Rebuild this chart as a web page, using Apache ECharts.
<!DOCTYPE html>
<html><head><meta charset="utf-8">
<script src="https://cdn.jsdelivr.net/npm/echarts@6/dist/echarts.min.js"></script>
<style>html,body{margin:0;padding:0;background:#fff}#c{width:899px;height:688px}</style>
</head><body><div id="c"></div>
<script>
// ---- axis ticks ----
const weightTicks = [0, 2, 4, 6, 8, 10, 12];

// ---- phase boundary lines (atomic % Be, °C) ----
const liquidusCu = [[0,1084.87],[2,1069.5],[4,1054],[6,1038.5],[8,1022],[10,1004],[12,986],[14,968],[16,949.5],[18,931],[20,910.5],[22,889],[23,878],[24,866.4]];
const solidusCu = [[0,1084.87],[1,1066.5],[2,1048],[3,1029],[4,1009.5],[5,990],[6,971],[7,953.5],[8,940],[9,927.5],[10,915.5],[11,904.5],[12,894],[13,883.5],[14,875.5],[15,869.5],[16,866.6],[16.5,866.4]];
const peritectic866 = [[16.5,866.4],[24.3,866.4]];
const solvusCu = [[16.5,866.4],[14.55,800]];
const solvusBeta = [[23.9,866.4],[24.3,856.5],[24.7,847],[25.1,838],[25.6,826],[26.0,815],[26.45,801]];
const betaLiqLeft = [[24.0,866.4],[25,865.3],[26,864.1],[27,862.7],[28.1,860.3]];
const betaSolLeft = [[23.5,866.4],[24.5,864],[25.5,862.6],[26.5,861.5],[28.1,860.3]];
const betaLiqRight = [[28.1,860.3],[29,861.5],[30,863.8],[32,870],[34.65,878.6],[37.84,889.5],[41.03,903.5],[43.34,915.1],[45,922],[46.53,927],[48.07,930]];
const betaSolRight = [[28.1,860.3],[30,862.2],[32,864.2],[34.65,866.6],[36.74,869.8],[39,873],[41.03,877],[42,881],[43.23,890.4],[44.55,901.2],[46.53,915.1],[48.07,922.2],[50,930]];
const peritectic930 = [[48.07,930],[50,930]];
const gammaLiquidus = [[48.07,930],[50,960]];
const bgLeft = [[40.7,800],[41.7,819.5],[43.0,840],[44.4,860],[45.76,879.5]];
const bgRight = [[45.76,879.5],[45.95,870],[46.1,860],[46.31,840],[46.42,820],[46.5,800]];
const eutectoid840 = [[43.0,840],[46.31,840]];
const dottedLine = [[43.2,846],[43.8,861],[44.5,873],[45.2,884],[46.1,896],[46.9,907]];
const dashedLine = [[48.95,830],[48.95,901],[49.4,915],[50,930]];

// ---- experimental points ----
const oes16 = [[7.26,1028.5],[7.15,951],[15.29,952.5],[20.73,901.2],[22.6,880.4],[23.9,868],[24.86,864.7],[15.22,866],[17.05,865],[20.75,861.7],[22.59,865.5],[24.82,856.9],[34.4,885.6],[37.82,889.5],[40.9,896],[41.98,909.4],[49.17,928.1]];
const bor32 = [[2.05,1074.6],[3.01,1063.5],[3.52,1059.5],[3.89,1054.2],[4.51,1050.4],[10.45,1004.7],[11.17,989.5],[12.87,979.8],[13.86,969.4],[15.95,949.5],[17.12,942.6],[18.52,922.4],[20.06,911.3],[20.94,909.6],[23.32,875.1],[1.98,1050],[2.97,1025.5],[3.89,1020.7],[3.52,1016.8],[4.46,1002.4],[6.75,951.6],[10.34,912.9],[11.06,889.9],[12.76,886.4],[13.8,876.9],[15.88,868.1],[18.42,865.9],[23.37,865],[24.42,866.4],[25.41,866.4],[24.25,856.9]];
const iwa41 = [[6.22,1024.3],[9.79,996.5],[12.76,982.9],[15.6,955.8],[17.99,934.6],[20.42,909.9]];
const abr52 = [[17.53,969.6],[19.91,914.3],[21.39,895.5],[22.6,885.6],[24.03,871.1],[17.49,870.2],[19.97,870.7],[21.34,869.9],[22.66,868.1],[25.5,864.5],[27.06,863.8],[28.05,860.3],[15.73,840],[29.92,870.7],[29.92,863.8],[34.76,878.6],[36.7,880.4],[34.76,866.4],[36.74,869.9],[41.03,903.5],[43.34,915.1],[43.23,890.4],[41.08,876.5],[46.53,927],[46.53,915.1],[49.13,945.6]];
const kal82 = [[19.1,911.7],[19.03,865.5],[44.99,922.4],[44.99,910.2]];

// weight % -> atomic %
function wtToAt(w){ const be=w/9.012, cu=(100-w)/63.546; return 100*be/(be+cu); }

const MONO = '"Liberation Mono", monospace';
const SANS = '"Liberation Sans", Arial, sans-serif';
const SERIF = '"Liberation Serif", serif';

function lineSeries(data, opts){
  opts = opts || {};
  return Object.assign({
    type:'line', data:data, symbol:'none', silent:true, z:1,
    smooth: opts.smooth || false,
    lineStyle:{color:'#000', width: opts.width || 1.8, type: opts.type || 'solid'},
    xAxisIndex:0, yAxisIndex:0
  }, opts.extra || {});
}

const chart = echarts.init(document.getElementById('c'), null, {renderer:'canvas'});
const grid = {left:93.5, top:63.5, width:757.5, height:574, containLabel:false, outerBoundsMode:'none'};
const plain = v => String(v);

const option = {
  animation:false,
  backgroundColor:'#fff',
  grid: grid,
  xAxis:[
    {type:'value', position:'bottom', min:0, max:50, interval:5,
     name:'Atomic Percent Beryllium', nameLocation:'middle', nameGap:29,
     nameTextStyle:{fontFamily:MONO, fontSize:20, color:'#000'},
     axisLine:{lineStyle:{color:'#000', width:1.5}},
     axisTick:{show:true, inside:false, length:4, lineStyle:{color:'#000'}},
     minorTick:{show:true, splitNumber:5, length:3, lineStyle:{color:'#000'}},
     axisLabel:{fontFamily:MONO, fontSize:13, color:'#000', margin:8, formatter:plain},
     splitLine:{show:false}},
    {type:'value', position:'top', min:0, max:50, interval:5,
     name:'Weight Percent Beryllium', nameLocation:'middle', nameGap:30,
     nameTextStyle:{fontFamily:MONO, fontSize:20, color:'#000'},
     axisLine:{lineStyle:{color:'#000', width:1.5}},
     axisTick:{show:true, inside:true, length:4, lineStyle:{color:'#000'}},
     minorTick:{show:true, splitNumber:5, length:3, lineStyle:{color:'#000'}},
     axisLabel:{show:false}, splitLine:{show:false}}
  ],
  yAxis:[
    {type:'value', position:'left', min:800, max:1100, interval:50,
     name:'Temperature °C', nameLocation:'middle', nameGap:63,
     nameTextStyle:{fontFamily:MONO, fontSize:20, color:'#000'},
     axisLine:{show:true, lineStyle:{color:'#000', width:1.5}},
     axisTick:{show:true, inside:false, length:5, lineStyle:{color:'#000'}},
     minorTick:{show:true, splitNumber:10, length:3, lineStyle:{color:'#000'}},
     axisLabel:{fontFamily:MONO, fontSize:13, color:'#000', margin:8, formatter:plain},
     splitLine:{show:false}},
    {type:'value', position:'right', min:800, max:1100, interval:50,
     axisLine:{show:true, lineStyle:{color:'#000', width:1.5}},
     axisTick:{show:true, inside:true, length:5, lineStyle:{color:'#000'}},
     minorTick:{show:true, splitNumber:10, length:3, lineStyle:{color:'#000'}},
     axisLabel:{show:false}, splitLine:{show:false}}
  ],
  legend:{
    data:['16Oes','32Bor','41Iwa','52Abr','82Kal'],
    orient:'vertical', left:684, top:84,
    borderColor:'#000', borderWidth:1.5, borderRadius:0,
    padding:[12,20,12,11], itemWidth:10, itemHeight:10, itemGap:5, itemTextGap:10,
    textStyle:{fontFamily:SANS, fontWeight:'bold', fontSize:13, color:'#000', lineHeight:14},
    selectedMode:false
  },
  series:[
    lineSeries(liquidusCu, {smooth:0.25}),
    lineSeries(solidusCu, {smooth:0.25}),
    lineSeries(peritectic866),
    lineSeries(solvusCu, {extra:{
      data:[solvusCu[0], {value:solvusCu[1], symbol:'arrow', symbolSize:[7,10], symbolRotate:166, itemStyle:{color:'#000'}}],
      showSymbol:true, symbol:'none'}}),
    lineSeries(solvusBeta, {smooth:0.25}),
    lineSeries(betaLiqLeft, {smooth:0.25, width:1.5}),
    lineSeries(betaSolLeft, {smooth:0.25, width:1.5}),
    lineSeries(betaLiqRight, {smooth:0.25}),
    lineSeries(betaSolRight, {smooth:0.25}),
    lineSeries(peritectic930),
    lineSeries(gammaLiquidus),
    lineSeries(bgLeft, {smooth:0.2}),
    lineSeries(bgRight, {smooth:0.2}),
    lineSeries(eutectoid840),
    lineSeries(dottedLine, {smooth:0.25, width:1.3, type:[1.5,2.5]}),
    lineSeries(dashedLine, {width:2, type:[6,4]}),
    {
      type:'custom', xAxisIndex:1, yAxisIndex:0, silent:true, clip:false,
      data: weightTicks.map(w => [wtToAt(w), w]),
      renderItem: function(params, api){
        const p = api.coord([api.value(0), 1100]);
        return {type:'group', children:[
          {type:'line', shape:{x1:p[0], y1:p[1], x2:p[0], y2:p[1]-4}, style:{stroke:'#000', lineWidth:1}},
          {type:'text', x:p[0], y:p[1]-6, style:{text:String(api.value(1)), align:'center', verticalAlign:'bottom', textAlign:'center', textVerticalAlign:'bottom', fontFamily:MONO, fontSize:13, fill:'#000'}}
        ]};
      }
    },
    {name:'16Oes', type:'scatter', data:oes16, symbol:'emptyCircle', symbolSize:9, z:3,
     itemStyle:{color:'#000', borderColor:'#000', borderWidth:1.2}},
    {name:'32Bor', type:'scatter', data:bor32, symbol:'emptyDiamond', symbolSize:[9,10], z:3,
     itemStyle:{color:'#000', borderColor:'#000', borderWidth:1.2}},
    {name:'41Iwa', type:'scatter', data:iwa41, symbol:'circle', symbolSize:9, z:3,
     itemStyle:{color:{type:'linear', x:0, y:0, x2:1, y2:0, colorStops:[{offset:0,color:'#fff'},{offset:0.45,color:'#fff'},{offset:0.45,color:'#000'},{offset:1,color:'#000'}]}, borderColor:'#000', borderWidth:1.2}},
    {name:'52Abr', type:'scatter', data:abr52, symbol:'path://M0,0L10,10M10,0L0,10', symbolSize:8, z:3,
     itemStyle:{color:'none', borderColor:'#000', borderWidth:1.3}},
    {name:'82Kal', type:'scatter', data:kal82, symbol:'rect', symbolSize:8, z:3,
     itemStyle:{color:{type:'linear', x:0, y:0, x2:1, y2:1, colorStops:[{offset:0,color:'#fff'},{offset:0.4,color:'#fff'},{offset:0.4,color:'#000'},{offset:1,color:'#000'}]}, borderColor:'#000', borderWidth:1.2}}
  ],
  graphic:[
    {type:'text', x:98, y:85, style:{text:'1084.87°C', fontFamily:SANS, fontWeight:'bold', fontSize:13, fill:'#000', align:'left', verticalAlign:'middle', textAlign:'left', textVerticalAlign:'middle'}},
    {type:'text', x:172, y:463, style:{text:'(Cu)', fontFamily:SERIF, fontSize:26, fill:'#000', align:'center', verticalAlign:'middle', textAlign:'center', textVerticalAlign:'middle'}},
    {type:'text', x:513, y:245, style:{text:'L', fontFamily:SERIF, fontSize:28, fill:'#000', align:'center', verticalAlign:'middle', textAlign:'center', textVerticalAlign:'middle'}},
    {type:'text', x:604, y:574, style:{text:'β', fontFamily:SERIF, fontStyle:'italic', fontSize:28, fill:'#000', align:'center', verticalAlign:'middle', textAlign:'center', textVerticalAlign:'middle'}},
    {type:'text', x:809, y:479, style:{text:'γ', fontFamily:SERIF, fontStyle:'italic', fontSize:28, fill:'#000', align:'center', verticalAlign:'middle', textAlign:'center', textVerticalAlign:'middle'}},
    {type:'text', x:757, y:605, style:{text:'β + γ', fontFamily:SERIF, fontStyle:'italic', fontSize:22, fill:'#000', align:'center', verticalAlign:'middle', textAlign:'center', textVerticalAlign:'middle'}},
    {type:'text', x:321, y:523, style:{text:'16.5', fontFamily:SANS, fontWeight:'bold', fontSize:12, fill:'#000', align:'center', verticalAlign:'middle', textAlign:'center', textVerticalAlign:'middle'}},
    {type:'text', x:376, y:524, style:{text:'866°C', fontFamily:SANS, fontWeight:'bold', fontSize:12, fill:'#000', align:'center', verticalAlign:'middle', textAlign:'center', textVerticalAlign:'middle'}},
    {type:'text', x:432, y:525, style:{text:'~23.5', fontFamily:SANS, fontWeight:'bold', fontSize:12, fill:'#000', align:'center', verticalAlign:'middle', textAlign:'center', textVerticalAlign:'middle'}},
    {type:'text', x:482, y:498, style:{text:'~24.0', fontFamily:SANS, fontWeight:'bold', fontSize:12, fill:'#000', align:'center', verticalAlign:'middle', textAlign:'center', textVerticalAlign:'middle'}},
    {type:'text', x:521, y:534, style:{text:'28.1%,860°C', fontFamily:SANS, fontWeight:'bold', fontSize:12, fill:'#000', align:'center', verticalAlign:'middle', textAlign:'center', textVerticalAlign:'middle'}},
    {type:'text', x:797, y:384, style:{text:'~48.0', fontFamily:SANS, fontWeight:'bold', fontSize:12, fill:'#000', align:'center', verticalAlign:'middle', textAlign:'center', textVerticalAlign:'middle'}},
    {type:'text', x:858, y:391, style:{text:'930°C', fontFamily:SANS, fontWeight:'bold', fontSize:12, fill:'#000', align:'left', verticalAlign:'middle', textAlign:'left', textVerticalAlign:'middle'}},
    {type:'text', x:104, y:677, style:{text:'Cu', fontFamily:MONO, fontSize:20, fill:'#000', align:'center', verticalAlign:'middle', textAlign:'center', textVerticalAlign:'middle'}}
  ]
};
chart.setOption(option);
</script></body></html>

:::

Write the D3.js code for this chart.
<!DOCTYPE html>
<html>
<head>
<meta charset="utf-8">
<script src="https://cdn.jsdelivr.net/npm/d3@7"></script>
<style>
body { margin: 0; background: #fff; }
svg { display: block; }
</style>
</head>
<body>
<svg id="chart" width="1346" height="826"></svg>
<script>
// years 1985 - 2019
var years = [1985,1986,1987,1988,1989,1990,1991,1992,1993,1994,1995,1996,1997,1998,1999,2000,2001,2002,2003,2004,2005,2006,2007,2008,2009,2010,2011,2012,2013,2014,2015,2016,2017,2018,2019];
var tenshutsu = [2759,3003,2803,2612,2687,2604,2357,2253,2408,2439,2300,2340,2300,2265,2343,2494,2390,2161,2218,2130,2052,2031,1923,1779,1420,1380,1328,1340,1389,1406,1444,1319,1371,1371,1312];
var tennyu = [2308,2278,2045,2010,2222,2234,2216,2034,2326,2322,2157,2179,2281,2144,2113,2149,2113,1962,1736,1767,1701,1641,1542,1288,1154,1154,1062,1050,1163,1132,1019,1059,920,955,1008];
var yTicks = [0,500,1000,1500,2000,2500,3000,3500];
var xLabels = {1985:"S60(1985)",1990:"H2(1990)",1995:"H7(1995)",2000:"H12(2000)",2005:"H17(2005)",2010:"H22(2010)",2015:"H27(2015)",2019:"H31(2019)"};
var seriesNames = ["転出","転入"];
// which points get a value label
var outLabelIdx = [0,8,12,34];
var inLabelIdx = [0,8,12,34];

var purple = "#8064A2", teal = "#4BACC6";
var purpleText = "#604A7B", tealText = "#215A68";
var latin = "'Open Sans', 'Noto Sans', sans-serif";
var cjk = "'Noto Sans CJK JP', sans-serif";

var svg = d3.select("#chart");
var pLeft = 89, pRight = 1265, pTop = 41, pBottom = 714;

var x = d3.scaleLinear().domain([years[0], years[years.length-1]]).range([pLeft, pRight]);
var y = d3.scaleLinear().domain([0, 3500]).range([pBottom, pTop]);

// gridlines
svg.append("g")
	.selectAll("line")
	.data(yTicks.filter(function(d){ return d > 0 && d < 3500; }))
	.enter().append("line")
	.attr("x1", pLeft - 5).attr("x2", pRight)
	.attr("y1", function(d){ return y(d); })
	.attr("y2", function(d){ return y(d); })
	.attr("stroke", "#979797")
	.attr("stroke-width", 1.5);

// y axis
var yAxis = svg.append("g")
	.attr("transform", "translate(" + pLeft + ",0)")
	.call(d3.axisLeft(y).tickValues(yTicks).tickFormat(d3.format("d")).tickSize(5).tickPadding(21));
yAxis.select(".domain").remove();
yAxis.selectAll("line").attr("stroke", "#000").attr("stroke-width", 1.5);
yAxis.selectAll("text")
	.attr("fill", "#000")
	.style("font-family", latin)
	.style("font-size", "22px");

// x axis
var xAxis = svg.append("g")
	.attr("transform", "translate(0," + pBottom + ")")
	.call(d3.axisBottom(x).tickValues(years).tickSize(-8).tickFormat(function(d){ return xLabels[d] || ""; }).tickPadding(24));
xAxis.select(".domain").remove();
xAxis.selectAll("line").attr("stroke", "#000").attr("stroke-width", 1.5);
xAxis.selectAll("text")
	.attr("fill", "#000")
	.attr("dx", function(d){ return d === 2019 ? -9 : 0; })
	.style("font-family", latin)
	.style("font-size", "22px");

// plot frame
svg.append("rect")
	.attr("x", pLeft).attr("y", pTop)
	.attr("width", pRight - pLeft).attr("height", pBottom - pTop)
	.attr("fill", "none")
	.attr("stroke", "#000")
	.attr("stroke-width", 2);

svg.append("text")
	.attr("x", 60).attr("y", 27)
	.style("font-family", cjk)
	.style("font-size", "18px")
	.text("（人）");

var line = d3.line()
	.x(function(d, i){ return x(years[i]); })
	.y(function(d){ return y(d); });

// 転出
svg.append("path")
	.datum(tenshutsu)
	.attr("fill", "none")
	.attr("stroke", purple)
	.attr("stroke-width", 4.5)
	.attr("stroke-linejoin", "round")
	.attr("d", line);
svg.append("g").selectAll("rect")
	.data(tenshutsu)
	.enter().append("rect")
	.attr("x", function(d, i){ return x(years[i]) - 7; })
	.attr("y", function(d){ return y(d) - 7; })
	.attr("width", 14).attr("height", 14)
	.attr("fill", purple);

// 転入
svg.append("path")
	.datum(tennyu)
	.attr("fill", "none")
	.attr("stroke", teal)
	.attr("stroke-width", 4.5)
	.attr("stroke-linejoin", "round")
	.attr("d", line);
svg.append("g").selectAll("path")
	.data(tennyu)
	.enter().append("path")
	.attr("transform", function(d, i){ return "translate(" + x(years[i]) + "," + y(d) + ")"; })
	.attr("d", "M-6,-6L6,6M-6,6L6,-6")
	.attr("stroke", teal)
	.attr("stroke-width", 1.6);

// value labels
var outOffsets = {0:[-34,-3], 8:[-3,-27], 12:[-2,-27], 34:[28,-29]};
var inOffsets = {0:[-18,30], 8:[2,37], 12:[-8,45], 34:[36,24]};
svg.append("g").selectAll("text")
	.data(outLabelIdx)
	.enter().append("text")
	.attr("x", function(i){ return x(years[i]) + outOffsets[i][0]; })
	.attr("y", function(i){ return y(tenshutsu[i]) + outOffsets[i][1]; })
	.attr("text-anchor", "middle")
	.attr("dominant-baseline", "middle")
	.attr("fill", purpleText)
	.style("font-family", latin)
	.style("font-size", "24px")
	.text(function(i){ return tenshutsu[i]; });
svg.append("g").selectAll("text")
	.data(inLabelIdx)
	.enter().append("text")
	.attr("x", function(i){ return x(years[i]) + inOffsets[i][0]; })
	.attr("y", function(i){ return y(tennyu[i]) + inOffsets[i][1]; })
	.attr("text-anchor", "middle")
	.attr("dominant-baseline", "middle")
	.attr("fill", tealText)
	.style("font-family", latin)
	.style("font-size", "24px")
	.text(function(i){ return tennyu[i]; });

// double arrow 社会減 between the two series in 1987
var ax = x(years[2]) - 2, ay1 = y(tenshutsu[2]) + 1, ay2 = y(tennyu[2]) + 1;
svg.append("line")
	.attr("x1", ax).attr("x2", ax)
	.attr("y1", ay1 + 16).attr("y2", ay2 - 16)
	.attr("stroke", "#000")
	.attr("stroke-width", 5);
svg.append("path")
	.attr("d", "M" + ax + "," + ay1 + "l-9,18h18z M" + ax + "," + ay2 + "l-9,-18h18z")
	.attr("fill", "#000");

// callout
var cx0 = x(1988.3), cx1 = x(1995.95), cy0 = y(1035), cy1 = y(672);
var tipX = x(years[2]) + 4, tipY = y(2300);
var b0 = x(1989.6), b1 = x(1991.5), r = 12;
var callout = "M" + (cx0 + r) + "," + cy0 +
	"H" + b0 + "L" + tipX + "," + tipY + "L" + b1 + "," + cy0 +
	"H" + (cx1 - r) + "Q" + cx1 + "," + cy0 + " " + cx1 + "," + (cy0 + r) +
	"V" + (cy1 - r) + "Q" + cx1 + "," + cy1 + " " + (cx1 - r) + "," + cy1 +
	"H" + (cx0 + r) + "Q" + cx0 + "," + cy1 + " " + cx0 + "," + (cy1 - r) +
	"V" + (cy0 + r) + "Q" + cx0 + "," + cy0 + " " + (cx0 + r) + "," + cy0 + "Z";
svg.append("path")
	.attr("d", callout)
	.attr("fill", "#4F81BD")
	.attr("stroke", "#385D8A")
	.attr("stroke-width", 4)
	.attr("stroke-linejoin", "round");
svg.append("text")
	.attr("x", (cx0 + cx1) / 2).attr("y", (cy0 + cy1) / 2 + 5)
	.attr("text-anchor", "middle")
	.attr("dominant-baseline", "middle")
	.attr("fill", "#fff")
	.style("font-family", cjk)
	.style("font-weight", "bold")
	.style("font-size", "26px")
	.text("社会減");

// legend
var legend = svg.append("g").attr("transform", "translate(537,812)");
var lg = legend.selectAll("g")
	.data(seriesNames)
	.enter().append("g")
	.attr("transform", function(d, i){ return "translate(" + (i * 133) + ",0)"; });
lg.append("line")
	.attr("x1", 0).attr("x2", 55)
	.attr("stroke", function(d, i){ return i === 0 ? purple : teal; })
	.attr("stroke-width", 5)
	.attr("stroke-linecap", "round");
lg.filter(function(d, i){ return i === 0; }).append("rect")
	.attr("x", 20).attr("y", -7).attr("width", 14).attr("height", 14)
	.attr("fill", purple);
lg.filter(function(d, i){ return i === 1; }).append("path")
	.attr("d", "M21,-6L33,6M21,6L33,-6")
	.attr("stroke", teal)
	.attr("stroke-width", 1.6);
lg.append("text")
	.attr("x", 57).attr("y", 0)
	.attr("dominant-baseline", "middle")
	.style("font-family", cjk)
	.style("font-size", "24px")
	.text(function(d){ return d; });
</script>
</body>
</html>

:::

■ **TO DO**
Would you quote everything above from the line containing "Rebuild this chart" down to the line containing "const weightTicks = [0, 2, 4, 6, 8, 10, 12];"? Include both of those lines and nothing else.

■ **CORRECT OUTPUT**
Rebuild this chart as a web page, using Apache ECharts.
<!DOCTYPE html>
<html><head><meta charset="utf-8">
<script src="https://cdn.jsdelivr.net/npm/echarts@6/dist/echarts.min.js"></script>
<style>html,body{margin:0;padding:0;background:#fff}#c{width:899px;height:688px}</style>
</head><body><div id="c"></div>
<script>
// ---- axis ticks ----
const weightTicks = [0, 2, 4, 6, 8, 10, 12];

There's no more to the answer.